━━━ Data section

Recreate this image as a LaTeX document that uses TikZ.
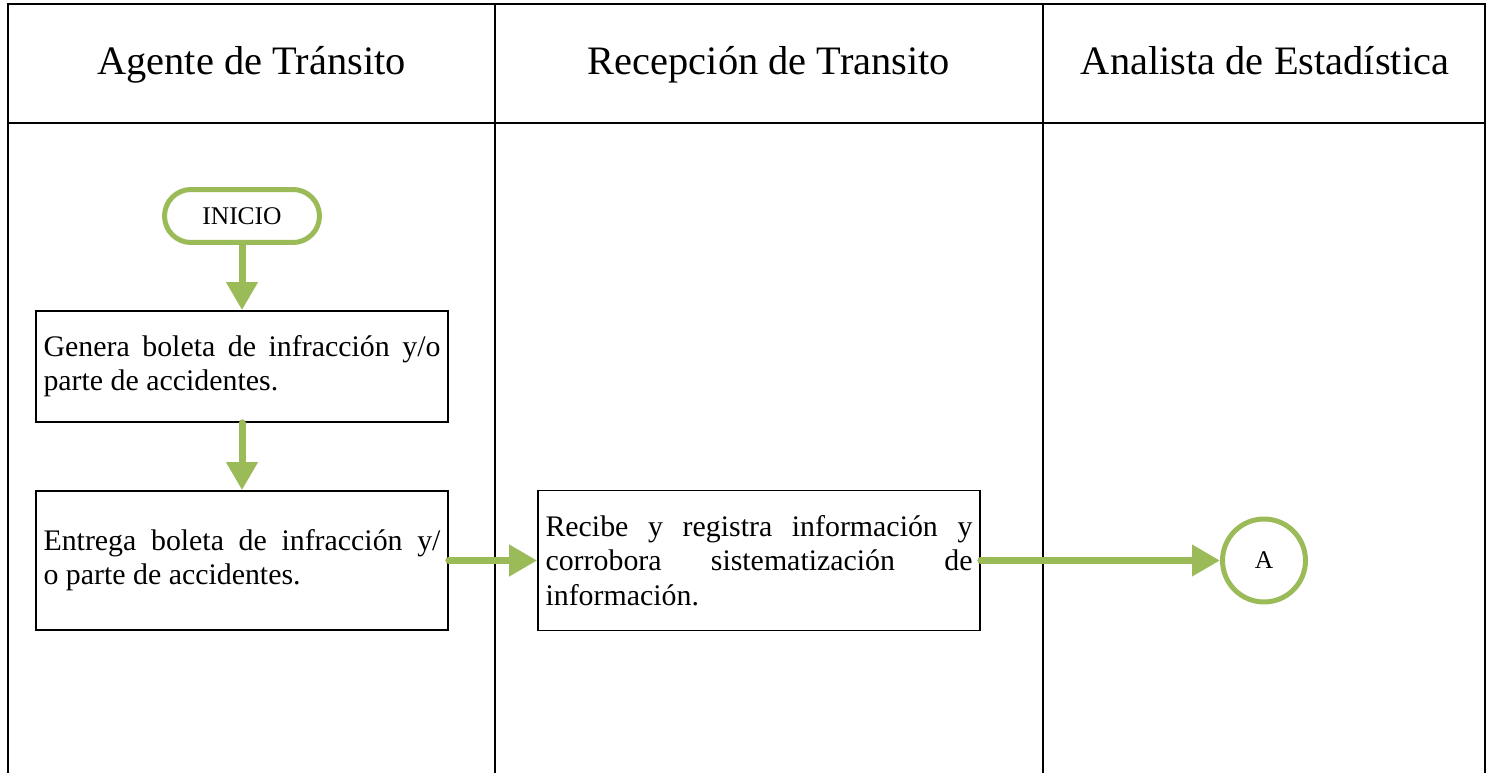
\documentclass[tikz,border=0pt]{standalone}
\usepackage{fontspec}
\setmainfont{Liberation Serif}
\usetikzlibrary{arrows.meta}
\definecolor{flowgreen}{RGB}{155,187,89}

\begin{document}
\begin{tikzpicture}[x=0.02cm,y=-0.02cm,
  lane/.style={line width=1.1pt},
  header/.style={anchor=base,font=\fontsize{23}{27}\selectfont},
  task/.style={draw,line width=1pt,align=justify,inner xsep=0.15cm,font=\fontsize{17}{19.5}\selectfont},
  terminal/.style={draw=flowgreen,line width=0.1cm,rounded corners=0.53cm,minimum width=3.1cm,minimum height=1.06cm,font=\fontsize{14.5}{16}\selectfont},
  connector/.style={circle,draw=flowgreen,line width=0.1cm,minimum size=1.66cm,font=\fontsize{14.5}{16}\selectfont},
  flow/.style={color=flowgreen,line width=0.14cm,line cap=round,-{Triangle[length=0.56cm,width=0.6cm]}}]
  \useasboundingbox (0,0) rectangle (1493,773);
  % swimlanes
  \draw[lane] (8,773) -- (8,4) -- (1485,4) -- (1485,773);
  \draw[lane] (8,123) -- (1485,123);
  \draw[lane] (495,4) -- (495,773);
  \draw[lane] (1043,4) -- (1043,773);

  \node[header] (hAgente) at (251.5,75) {Agente de Tránsito};
  \node[header] (hRecepcion) at (769,75) {Recepción de Transito};
  \node[header] (hAnalista) at (1265,75) {Analista de Estadística};

  % steps
  \node[terminal] (inicio) at (242,216) {INICIO};
  \node[task,text width=7.94cm,minimum height=2.22cm] (genera) at (242,366.5)
    {Genera boleta de infracción y/o\linebreak parte de accidentes.};
  \node[task,text width=7.94cm,minimum height=2.78cm] (entrega) at (242,560.5)
    {Entrega boleta de infracción y/\linebreak o parte de accidentes.};
  \node[task,text width=8.54cm,minimum height=2.8cm] (recibe) at (759,560.5)
    {Recibe y registra información y\linebreak corrobora sistematización de\linebreak información.};
  \node[connector] (conA) at (1264,560.5) {A};

  \path[flow]
    (inicio) edge (genera)
    (genera) edge (entrega)
    (entrega) edge (recibe)
    (recibe) edge (conA);
\end{tikzpicture}
\end{document}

━━━━━━

- Aim of the exercise: Your task is to reproduce exactly the lines from the start of the data above through the line containing "(hAnalista) at (1265,75)", leaving every picture out.

- Exercise result:
Recreate this image as a LaTeX document that uses TikZ.
\documentclass[tikz,border=0pt]{standalone}
\usepackage{fontspec}
\setmainfont{Liberation Serif}
\usetikzlibrary{arrows.meta}
\definecolor{flowgreen}{RGB}{155,187,89}

\begin{document}
\begin{tikzpicture}[x=0.02cm,y=-0.02cm,
  lane/.style={line width=1.1pt},
  header/.style={anchor=base,font=\fontsize{23}{27}\selectfont},
  task/.style={draw,line width=1pt,align=justify,inner xsep=0.15cm,font=\fontsize{17}{19.5}\selectfont},
  terminal/.style={draw=flowgreen,line width=0.1cm,rounded corners=0.53cm,minimum width=3.1cm,minimum height=1.06cm,font=\fontsize{14.5}{16}\selectfont},
  connector/.style={circle,draw=flowgreen,line width=0.1cm,minimum size=1.66cm,font=\fontsize{14.5}{16}\selectfont},
  flow/.style={color=flowgreen,line width=0.14cm,line cap=round,-{Triangle[length=0.56cm,width=0.6cm]}}]
  \useasboundingbox (0,0) rectangle (1493,773);
  % swimlanes
  \draw[lane] (8,773) -- (8,4) -- (1485,4) -- (1485,773);
  \draw[lane] (8,123) -- (1485,123);
  \draw[lane] (495,4) -- (495,773);
  \draw[lane] (1043,4) -- (1043,773);

  \node[header] (hAgente) at (251.5,75) {Agente de Tránsito};
  \node[header] (hRecepcion) at (769,75) {Recepción de Transito};
  \node[header] (hAnalista) at (1265,75) {Analista de Estadística};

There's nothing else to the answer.